Anecdotes about Kiwis’ ability to make something clever out of number eight wire abound. We grow up hearing stories about Rutherford splitting the atom, Hamilton’s jet boat, Murdoch’s disposable syringe, AJ Hackett’s bungy, Richard Pearse’s flying machine and Bert Munro’s World’s Fastest Indian. Then there are innovations like women’s suffrage, the 40-hour week and pavlova. Coupled with the invention of the eggbeater, the referee’s whistle, the Thermette and the electric fence, they have become part of Kiwi ingenuity mythology we are brought up with.
But assumptions based on historic cultural myths can be dangerous if the message they leave is no longer relevant. They can make us lazy, thinking we can fix anything. If we compare ourselves with other examples of national ingenuity, we get trumped. Take the Scots, for example: the television, the telephone, rubber tyres and Tarmac eclipse our inventive output, and you’d have to say the Americans putting a man on the moon somewhat overshadows the ingenuity of the Thermette.
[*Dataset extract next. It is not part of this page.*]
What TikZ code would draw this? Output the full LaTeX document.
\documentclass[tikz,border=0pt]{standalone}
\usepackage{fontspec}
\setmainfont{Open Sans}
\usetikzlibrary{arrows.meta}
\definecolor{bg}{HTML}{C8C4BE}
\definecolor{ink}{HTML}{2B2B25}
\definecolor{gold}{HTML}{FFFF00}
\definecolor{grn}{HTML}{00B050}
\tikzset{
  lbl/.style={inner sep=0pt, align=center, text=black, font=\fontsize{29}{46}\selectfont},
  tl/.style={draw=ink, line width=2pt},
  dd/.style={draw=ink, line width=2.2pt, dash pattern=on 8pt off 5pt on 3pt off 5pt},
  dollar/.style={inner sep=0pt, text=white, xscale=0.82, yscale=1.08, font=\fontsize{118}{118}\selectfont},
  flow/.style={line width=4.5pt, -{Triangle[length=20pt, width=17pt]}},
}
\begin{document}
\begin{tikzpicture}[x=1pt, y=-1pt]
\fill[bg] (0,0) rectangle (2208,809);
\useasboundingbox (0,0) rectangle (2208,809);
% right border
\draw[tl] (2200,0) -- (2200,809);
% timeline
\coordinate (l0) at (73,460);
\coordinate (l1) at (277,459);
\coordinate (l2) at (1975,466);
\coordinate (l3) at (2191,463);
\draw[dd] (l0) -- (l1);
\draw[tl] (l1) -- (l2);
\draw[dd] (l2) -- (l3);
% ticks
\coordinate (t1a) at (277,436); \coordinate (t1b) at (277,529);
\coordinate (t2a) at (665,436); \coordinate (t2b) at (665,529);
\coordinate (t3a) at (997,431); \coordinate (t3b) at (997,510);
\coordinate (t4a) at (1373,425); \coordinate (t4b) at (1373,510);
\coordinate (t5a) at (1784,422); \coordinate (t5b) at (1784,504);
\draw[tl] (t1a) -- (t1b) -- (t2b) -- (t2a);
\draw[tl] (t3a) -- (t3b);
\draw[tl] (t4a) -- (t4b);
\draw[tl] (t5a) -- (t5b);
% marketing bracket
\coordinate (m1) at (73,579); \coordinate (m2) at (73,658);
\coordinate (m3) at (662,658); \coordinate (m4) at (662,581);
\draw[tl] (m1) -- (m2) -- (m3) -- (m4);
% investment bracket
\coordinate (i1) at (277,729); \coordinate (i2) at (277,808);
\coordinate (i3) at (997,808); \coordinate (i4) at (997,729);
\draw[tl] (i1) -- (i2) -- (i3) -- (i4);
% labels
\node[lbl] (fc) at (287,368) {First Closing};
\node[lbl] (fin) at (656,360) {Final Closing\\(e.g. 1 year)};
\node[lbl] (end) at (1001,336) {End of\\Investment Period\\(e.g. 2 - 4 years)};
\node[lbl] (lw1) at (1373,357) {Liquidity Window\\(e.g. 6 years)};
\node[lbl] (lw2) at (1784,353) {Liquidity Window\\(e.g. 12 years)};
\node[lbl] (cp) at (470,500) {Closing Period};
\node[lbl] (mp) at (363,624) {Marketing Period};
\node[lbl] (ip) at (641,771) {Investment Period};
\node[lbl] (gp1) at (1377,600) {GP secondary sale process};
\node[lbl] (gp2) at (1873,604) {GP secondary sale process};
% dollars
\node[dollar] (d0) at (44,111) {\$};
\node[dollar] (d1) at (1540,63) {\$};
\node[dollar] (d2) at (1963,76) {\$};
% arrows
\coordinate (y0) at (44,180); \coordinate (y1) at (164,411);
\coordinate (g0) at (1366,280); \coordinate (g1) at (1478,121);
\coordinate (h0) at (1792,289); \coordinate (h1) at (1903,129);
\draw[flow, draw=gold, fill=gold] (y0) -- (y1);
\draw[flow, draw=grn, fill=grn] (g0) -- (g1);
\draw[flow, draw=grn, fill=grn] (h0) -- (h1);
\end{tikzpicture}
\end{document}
As part of my thesis research, I recently made a video documentary on the alchemy of creativity in New Zealand business. I interviewed people who are well qualified to shed light on how Kiwi ingenuity finds its place in this world of rapid and disruptive change.
I started with Kevin Roberts, Global Chief Executive of advertising giant Saatchi and Saatchi, followed by George Hickton. He’s the director of the Hobbiton in Matamata, a former Chief Executive of Tourism New Zealand, and Chair of Weta Workshop. He’s also the architect of the iconic ‘100% Pure’ campaign and one of the country’s most successful patrons of commercial creativity. I interviewed Phillip Mills, CEO of Les Mills International, who has built a global fitness empire by combining his two passions, exercise and music. Now, with more than 100,000 trainers in 16 countries worldwide, he has developed some very clear ideas on how to encourage and foster creativity and how crucial creativity is to his business.
I also spoke with Louise Webster, CEO of the Innovation Council who has developed a unique overview of the myriad small to medium enterprises in New Zealand and has built her organisation around coaching, training and advising these businesses.
Throughout these interviews I explored three basic lines of enquiry: What is creativity in a business context, how is it fostered, and can a particular Kiwi approach be identified that can be translated into an ongoing competitive advantage.
So what did I take from all these interviews that will enable us to box above our weight on the international stage in future?
It seems that as generalists we’re good at ideas and invention, but not so good at innovation, implementing and building those ideas into scalable businesses that create jobs.
Even members of the Kiwi diaspora who come home do so because it’s such a nice place to live. The 3B cliché of the boat, bach and BMW reflects an ethos of moderate success. It’s as if, as a nation, we are happy getting out at the 10th floor of a 100 storey building. More New Zealand wealth is created by property speculation than by business building.
If this continues we will be inexorably eclipsed by more progressive economies. Expatriates returning and wealthy emigrants from other nations will come here because of our benign environment – and we may well become tenants in our own land. What can we do to ensure that doesn’t happen?
We don’t have a mortgage on intelligence or creativity, nor are we as rich in resources as many other countries, but what we do have is going for us is attitude.
We have a certain cultural fearlessness. This does not indicate an excess of courage or bravado but perhaps, because we live in a country with no natural predators, we approach things with an absence of fear.
We are not intimidated by power or position; we don’t self-select into failure by saying we can’t do it before we start. In our optimistic naivety we don’t seem to be afraid to ask questions that others wouldn’t. Whatever it is, we think we can do it, despite the odds.
But we need to back ourselves and teach Kiwis to embrace the implementation part of innovation.
It may seem counter to our visions of entrepreneurs and innovators, but my research shows that it’s good old fashioned discipline, process, and above all planning that will make the difference.
With this in mind, I’ve developed a periodic table of innovation – a model that steps innovators through the elements they need to consider and action to implement a great idea. [Click here for full size]
Ideas are cheap but taking concepts to commercialisation requires hard work, attention to detail and focus on areas such as HR, supply chain, marketing and finance.
With these scalable businesses and global competitiveness will increase and a greater number of Kiwi’s will become job makers rather than job takers.